[BEGIN]

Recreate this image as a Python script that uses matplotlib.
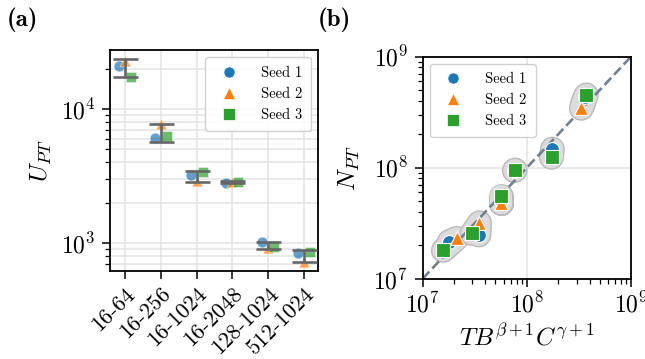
import numpy as np
import matplotlib.pyplot as plt
from matplotlib.lines import Line2D
from matplotlib.ticker import NullFormatter
import matplotlib.patheffects as pe

plt.rcParams.update({
    'font.family': 'cmr10',
    'mathtext.fontset': 'cm',
    'axes.formatter.use_mathtext': True,
    'axes.unicode_minus': False,
    'axes.linewidth': 1.3,
    'xtick.major.size': 6, 'ytick.major.size': 6,
    'xtick.minor.size': 3.5, 'ytick.minor.size': 3.5,
    'xtick.major.width': 1.1, 'ytick.major.width': 1.1,
    'xtick.minor.width': 0.9, 'ytick.minor.width': 0.9,
    'xtick.labelsize': 17, 'ytick.labelsize': 17,
    'ytick.major.pad': 4.5,
})

configs = ['16-64', '16-256', '16-1024', '16-2048', '128-1024', '512-1024']
seeds = ['Seed 1', 'Seed 2', 'Seed 3']
colors = ['#1f77b4', '#ff7f0e', '#2ca02c']
markers = ['o', '^', 's']

# U_PT per seed for each config
u_seed1 = [21050, 6100, 3220, 2780, 1022, 838]
u_seed2 = [22650, 7780, 2880, 2870, 918, 721]
u_seed3 = [17420, 6320, 3370, 2860, 938, 852]

# N_PT against T B^(beta+1) C^(gamma+1)
tbc_seed1 = [1.80e7, 3.47e7, 5.70e7, 7.60e7, 1.76e8, 3.60e8]
tbc_seed2 = [2.12e7, 3.51e7, 5.70e7, 7.70e7, 1.72e8, 3.34e8]
tbc_seed3 = [1.58e7, 2.98e7, 5.70e7, 7.71e7, 1.73e8, 3.73e8]
npt_seed1 = [2.15e7, 2.48e7, 5.10e7, 9.40e7, 1.47e8, 4.30e8]
npt_seed2 = [2.31e7, 3.19e7, 4.80e7, 9.50e7, 1.24e8, 3.43e8]
npt_seed3 = [1.80e7, 2.56e7, 5.56e7, 9.53e7, 1.26e8, 4.52e8]

U = np.array([u_seed1, u_seed2, u_seed3])
X = np.array([tbc_seed1, tbc_seed2, tbc_seed3])
Y = np.array([npt_seed1, npt_seed2, npt_seed3])

fig = plt.figure(figsize=(6.45, 3.59), dpi=100)
ax1 = fig.add_axes([0.1705, 0.246, 0.323, 0.6147])
ax2 = fig.add_axes([0.6553, 0.2237, 0.323, 0.6184])

# (a) U_PT per config
pos = np.arange(len(configs))
dodge = 0.17
for i in range(3):
    ax1.scatter(pos + (i - 1) * dodge, U[i], marker=markers[i], s=60,
                color=colors[i], alpha=0.7, edgecolor='white',
                linewidth=0.4, zorder=3)
mean = U.mean(axis=0)
ci = 1.96 * U.std(axis=0, ddof=1) / np.sqrt(U.shape[0])
ax1.errorbar(pos, mean, yerr=ci, fmt='none', ecolor='#666666',
             elinewidth=1.9, capsize=9, capthick=1.9, zorder=4)
ax1.set_yscale('log')
ax1.set_ylim(621, 27540)
ax1.set_xlim(-0.42, 5.40)
ax1.set_xticks(pos)
ax1.set_xticklabels(configs, rotation=45, ha='right', va='top',
                    rotation_mode='anchor', fontsize=16)
ax1.yaxis.set_minor_formatter(NullFormatter())
ax1.grid(True, which='both', color='#e3e3e3', linewidth=1.1, zorder=0)
ax1.set_axisbelow(True)
ax1.set_ylabel(r'$U_{PT}$', fontsize=18, labelpad=5)

# (b) N_PT vs T B^(beta+1) C^(gamma+1)
for j in range(X.shape[1]):
    ax2.plot(X[:, j], Y[:, j], color='#dcdcdc', lw=16,
             solid_capstyle='round', solid_joinstyle='round', zorder=1,
             path_effects=[pe.Stroke(linewidth=18, foreground='#bababa'),
                           pe.Normal()])
ax2.plot([1e7, 1e9], [1e7, 1e9], ls='--', color='#708090', lw=1.9, zorder=2)
for i in range(3):
    ax2.scatter(X[i], Y[i], marker=markers[i], s=100, color=colors[i],
                edgecolor='white', linewidth=0.8, zorder=3)
ax2.set_xscale('log')
ax2.set_yscale('log')
ax2.set_xlim(1e7, 1e9)
ax2.set_ylim(1e7, 1e9)
ax2.xaxis.set_minor_formatter(NullFormatter())
ax2.yaxis.set_minor_formatter(NullFormatter())
ax2.grid(True, which='major', color='#e3e3e3', linewidth=1.1, zorder=0)
ax2.set_axisbelow(True)
ax2.set_xlabel(r'$TB^{\beta+1}C^{\gamma+1}$', fontsize=18)
ax2.set_ylabel(r'$N_{PT}$', fontsize=18, labelpad=8)

handles = [Line2D([], [], ls='none', marker=markers[i], color=colors[i],
                  markersize=8, markeredgecolor='white', markeredgewidth=0.5)
           for i in range(3)]
leg_kw = dict(fontsize=10.5, handletextpad=1.2, borderpad=0.6,
              edgecolor='#cccccc', framealpha=0.9)
ax1.legend(handles, seeds, loc='upper right', **leg_kw)
ax2.legend(handles, seeds, loc='upper left', **leg_kw)

fig.text(0.010, 0.928, '(a)', fontfamily='cmb10', fontsize=18)
fig.text(0.492, 0.928, '(b)', fontfamily='cmb10', fontsize=18)

fig.savefig('out.png', dpi=100)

[END]

## What the task requires
Please reproduce the listing exactly from its opening line through the line that contains "u_seed3 = [17420, 6320, 3370, 2860, 938, 852]", both included, with all pictures omitted.

## Task response
Recreate this image as a Python script that uses matplotlib.
import numpy as np
import matplotlib.pyplot as plt
from matplotlib.lines import Line2D
from matplotlib.ticker import NullFormatter
import matplotlib.patheffects as pe

plt.rcParams.update({
    'font.family': 'cmr10',
    'mathtext.fontset': 'cm',
    'axes.formatter.use_mathtext': True,
    'axes.unicode_minus': False,
    'axes.linewidth': 1.3,
    'xtick.major.size': 6, 'ytick.major.size': 6,
    'xtick.minor.size': 3.5, 'ytick.minor.size': 3.5,
    'xtick.major.width': 1.1, 'ytick.major.width': 1.1,
    'xtick.minor.width': 0.9, 'ytick.minor.width': 0.9,
    'xtick.labelsize': 17, 'ytick.labelsize': 17,
    'ytick.major.pad': 4.5,
})

configs = ['16-64', '16-256', '16-1024', '16-2048', '128-1024', '512-1024']
seeds = ['Seed 1', 'Seed 2', 'Seed 3']
colors = ['#1f77b4', '#ff7f0e', '#2ca02c']
markers = ['o', '^', 's']

# U_PT per seed for each config
u_seed1 = [21050, 6100, 3220, 2780, 1022, 838]
u_seed2 = [22650, 7780, 2880, 2870, 918, 721]
u_seed3 = [17420, 6320, 3370, 2860, 938, 852]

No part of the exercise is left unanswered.